-- begin --

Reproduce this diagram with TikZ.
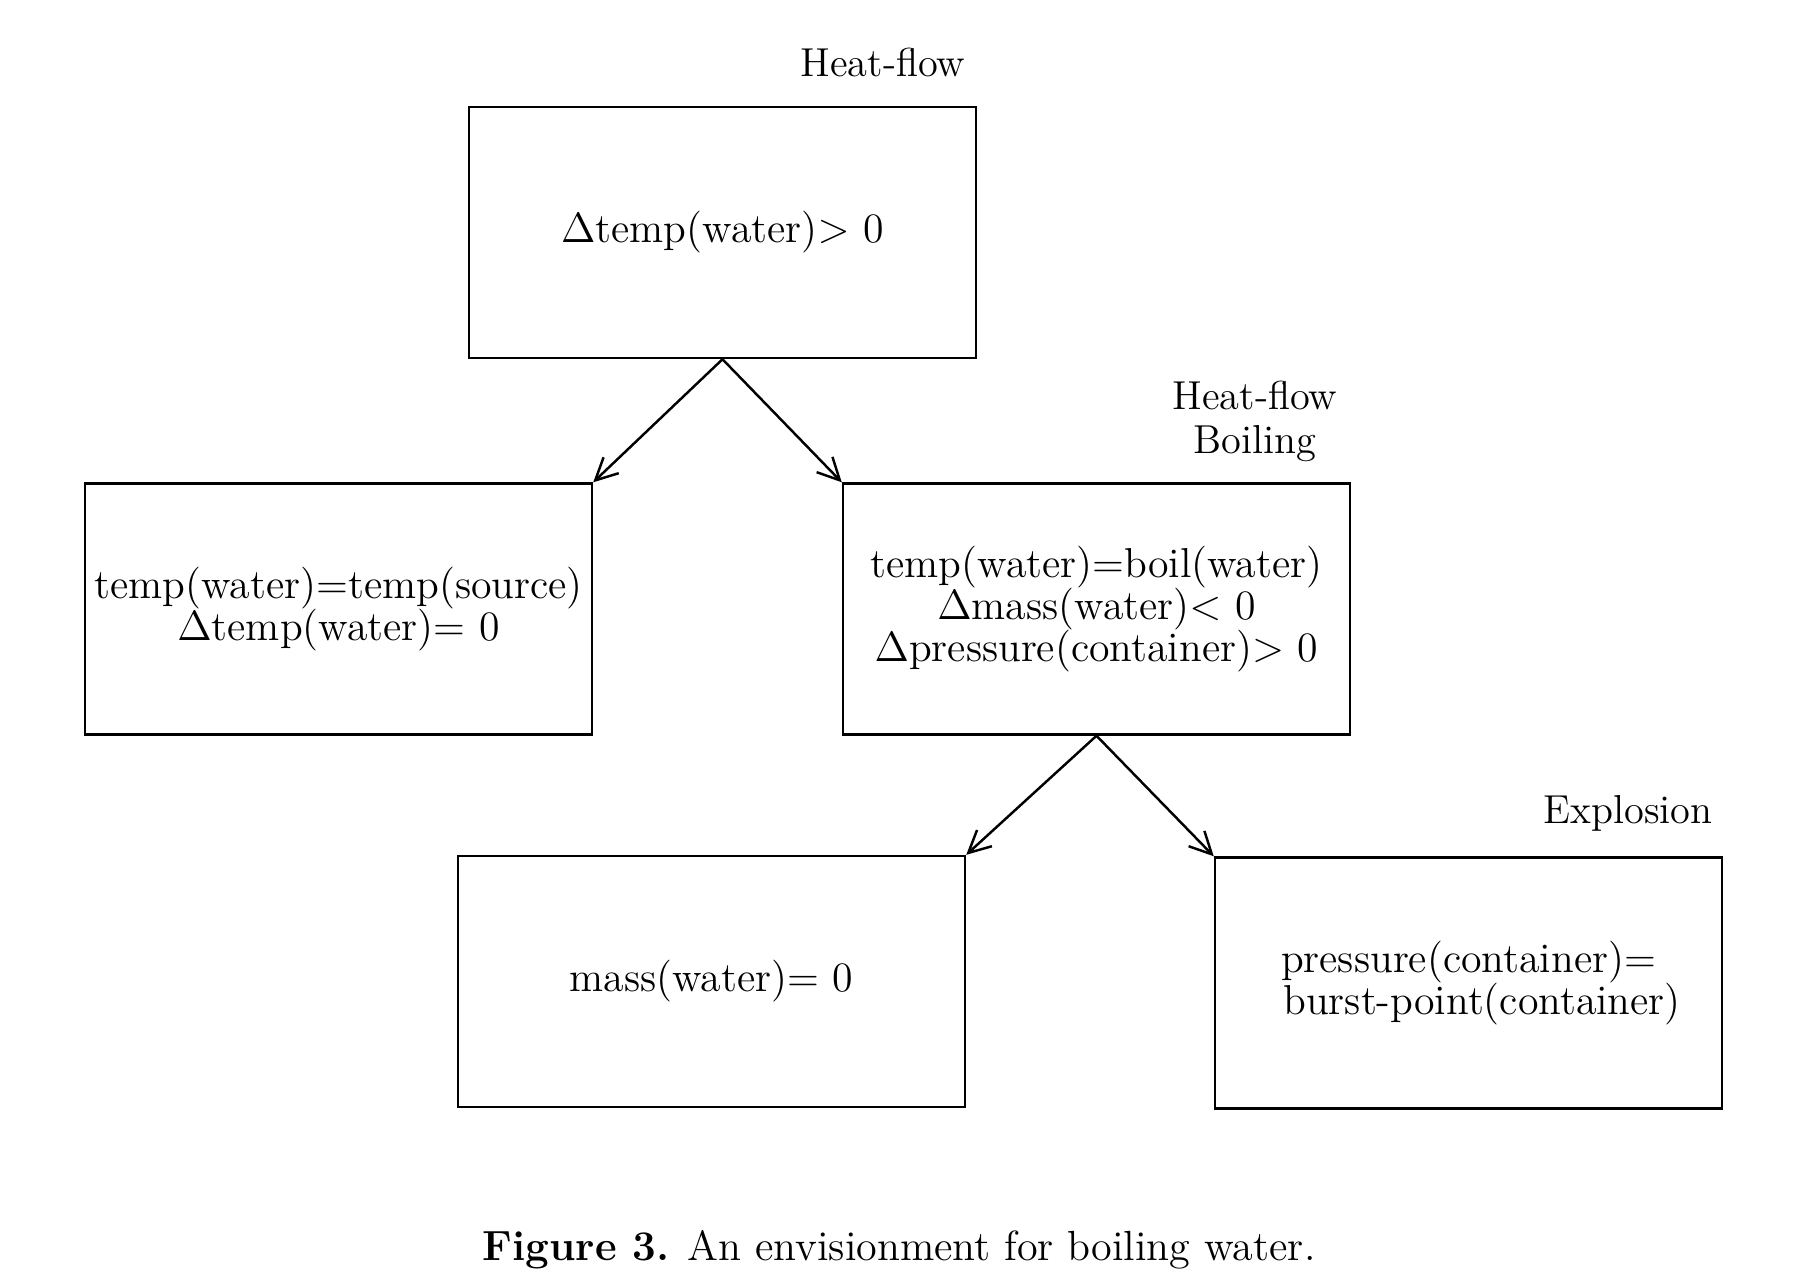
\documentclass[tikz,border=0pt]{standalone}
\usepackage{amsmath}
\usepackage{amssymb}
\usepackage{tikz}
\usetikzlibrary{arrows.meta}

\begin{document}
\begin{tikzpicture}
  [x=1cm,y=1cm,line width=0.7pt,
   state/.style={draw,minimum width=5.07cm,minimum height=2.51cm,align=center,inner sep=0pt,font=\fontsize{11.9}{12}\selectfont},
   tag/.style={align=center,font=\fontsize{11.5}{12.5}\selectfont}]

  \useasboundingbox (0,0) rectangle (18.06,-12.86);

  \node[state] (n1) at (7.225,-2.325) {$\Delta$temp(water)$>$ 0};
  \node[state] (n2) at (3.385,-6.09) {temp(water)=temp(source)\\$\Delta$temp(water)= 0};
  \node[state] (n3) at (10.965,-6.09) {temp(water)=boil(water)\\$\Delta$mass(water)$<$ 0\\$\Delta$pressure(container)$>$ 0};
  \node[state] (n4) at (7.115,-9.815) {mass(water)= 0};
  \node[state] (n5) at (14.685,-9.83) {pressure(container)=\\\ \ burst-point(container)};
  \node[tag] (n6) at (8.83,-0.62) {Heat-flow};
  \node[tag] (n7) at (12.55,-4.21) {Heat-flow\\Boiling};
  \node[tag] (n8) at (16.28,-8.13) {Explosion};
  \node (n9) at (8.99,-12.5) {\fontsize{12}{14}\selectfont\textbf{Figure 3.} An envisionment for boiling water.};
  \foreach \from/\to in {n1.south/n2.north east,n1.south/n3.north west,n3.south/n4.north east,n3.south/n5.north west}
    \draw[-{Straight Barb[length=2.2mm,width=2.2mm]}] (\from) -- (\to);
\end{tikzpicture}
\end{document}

-- end --

* Aim of the exercise
Make an exact copy of the data above, pictures excluded.

* Task solution
Reproduce this diagram with TikZ.
\documentclass[tikz,border=0pt]{standalone}
\usepackage{amsmath}
\usepackage{amssymb}
\usepackage{tikz}
\usetikzlibrary{arrows.meta}

\begin{document}
\begin{tikzpicture}
  [x=1cm,y=1cm,line width=0.7pt,
   state/.style={draw,minimum width=5.07cm,minimum height=2.51cm,align=center,inner sep=0pt,font=\fontsize{11.9}{12}\selectfont},
   tag/.style={align=center,font=\fontsize{11.5}{12.5}\selectfont}]

  \useasboundingbox (0,0) rectangle (18.06,-12.86);

  \node[state] (n1) at (7.225,-2.325) {$\Delta$temp(water)$>$ 0};
  \node[state] (n2) at (3.385,-6.09) {temp(water)=temp(source)\\$\Delta$temp(water)= 0};
  \node[state] (n3) at (10.965,-6.09) {temp(water)=boil(water)\\$\Delta$mass(water)$<$ 0\\$\Delta$pressure(container)$>$ 0};
  \node[state] (n4) at (7.115,-9.815) {mass(water)= 0};
  \node[state] (n5) at (14.685,-9.83) {pressure(container)=\\\ \ burst-point(container)};
  \node[tag] (n6) at (8.83,-0.62) {Heat-flow};
  \node[tag] (n7) at (12.55,-4.21) {Heat-flow\\Boiling};
  \node[tag] (n8) at (16.28,-8.13) {Explosion};
  \node (n9) at (8.99,-12.5) {\fontsize{12}{14}\selectfont\textbf{Figure 3.} An envisionment for boiling water.};
  \foreach \from/\to in {n1.south/n2.north east,n1.south/n3.north west,n3.south/n4.north east,n3.south/n5.north west}
    \draw[-{Straight Barb[length=2.2mm,width=2.2mm]}] (\from) -- (\to);
\end{tikzpicture}
\end{document}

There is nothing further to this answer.